Year
2022
Authors
SEPEHRI Amir, DUCLOS Rod, HAGHIGHI Nasir
Abstract
The advent of internet shopping brings countless options for consumers. In response, online retailers aim to facilitate search by attaching descriptive terms to their inventory (e.g., product genres or categories). Called “tagging,” such a practice has been shown to increase product visibility/exposure in an otherwise limitless sea of options. Across five distinct platforms covering a gamut of consumer domains (i.e., food recipes, mobile games, books, videos, and journal publications), we find that the benefits of tagging for product visibility/exposure come with unexpected costs. Indeed, though assigning more tags to a product does indeed boost its visibility/exposure online, doing so also hurts said product’s perceived quality. This effect emerges regardless of proxies used to quantify (i) visibility/exposure or (ii) product liking.

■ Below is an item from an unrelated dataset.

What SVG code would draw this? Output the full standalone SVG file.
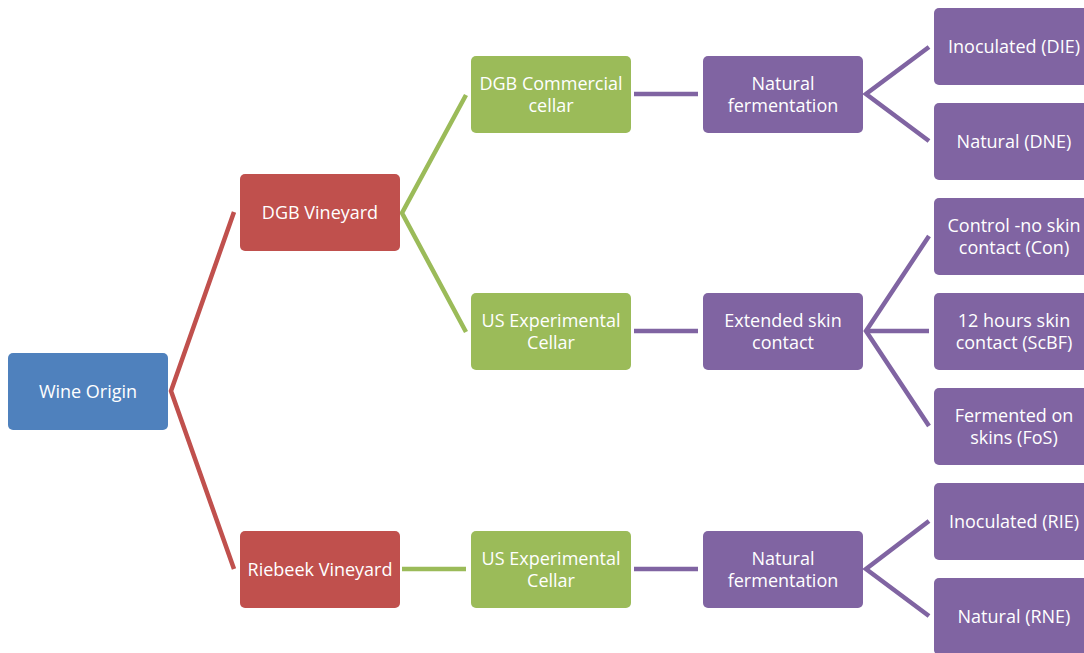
<svg xmlns="http://www.w3.org/2000/svg" width="1084" height="653" viewBox="0 0 1084 653">
<style>
.n rect{rx:5;ry:5}
.b rect{fill:#4F81BD}
.r rect{fill:#C0504D}
.g rect{fill:#9BBB59}
.p rect{fill:#8064A2}
text{font-family:"Open Sans","Noto Sans",sans-serif;font-size:18px;fill:#fff;text-anchor:middle;dominant-baseline:central}
.c{fill:none;stroke-width:4.5;stroke-linejoin:miter}
</style>
<rect width="1084" height="653" fill="#fff"/>
<g id="connectors">
<polyline class="c" stroke="#C0504D" points="234,212 171,391 234,569"/>
<polyline class="c" stroke="#9BBB59" points="466,95 402,213 466,332"/>
<line class="c" stroke="#9BBB59" x1="402" y1="569" x2="466" y2="569"/>
<line class="c" stroke="#8064A2" x1="634" y1="94" x2="698" y2="94"/>
<line class="c" stroke="#8064A2" x1="634" y1="331" x2="698" y2="331"/>
<line class="c" stroke="#8064A2" x1="634" y1="569" x2="698" y2="569"/>
<polyline class="c" stroke="#8064A2" points="929,47 866,94 929,141"/>
<polyline class="c" stroke="#8064A2" points="929,236 866,331 929,426"/>
<line class="c" stroke="#8064A2" x1="866" y1="331" x2="929" y2="331"/>
<polyline class="c" stroke="#8064A2" points="929,521 866,569 929,616"/>
</g>
<g id="wine-origin" class="n b"><rect x="8" y="353" width="160" height="77"/><text x="88" y="391">Wine Origin</text></g>
<g id="dgb-vineyard" class="n r"><rect x="240" y="174" width="160" height="77"/><text x="320" y="212">DGB Vineyard</text></g>
<g id="riebeek-vineyard" class="n r"><rect x="240" y="531" width="160" height="77"/><text x="320" y="569">Riebeek Vineyard</text></g>
<g id="dgb-commercial" class="n g"><rect x="471" y="56" width="160" height="77"/><text x="551" y="83">DGB Commercial</text><text x="551" y="105">cellar</text></g>
<g id="us-exp-1" class="n g"><rect x="471" y="293" width="160" height="77"/><text x="551" y="320">US Experimental</text><text x="551" y="342">Cellar</text></g>
<g id="us-exp-2" class="n g"><rect x="471" y="531" width="160" height="77"/><text x="551" y="558">US Experimental</text><text x="551" y="580">Cellar</text></g>
<g id="natural-ferm-1" class="n p"><rect x="703" y="56" width="160" height="77"/><text x="783" y="83">Natural</text><text x="783" y="105">fermentation</text></g>
<g id="extended-skin" class="n p"><rect x="703" y="293" width="160" height="77"/><text x="783" y="320">Extended skin</text><text x="783" y="342">contact</text></g>
<g id="natural-ferm-2" class="n p"><rect x="703" y="531" width="160" height="77"/><text x="783" y="558">Natural</text><text x="783" y="580">fermentation</text></g>
<g id="die" class="n p"><rect x="934" y="8" width="160" height="77"/><text x="1014" y="46">Inoculated (DIE)</text></g>
<g id="dne" class="n p"><rect x="934" y="103" width="160" height="77"/><text x="1014" y="141">Natural (DNE)</text></g>
<g id="con" class="n p"><rect x="934" y="198" width="160" height="77"/><text x="1014" y="225">Control -no skin</text><text x="1014" y="247">contact (Con)</text></g>
<g id="scbf" class="n p"><rect x="934" y="293" width="160" height="77"/><text x="1014" y="320">12 hours skin</text><text x="1014" y="342">contact (ScBF)</text></g>
<g id="fos" class="n p"><rect x="934" y="388" width="160" height="77"/><text x="1014" y="415">Fermented on</text><text x="1014" y="437">skins (FoS)</text></g>
<g id="rie" class="n p"><rect x="934" y="483" width="160" height="77"/><text x="1014" y="521">Inoculated (RIE)</text></g>
<g id="rne" class="n p"><rect x="934" y="578" width="160" height="77"/><text x="1014" y="616">Natural (RNE)</text></g>
</svg>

We draw on categorization and learning research to explain these results. While multi-tagging increases the likelihood of a product to appear in consumers’ search, it also increases the likelihood of a mismatch between what consumers really sought and what said product can actually deliver.
SEPEHRI, A., DUCLOS, R. et HAGHIGHI, N. (2022). Too Much of a Good Thing? The Unforeseen Cost of Tags in Online Retailing. International Journal of Research in Marketing, 39(2), pp. 336-348.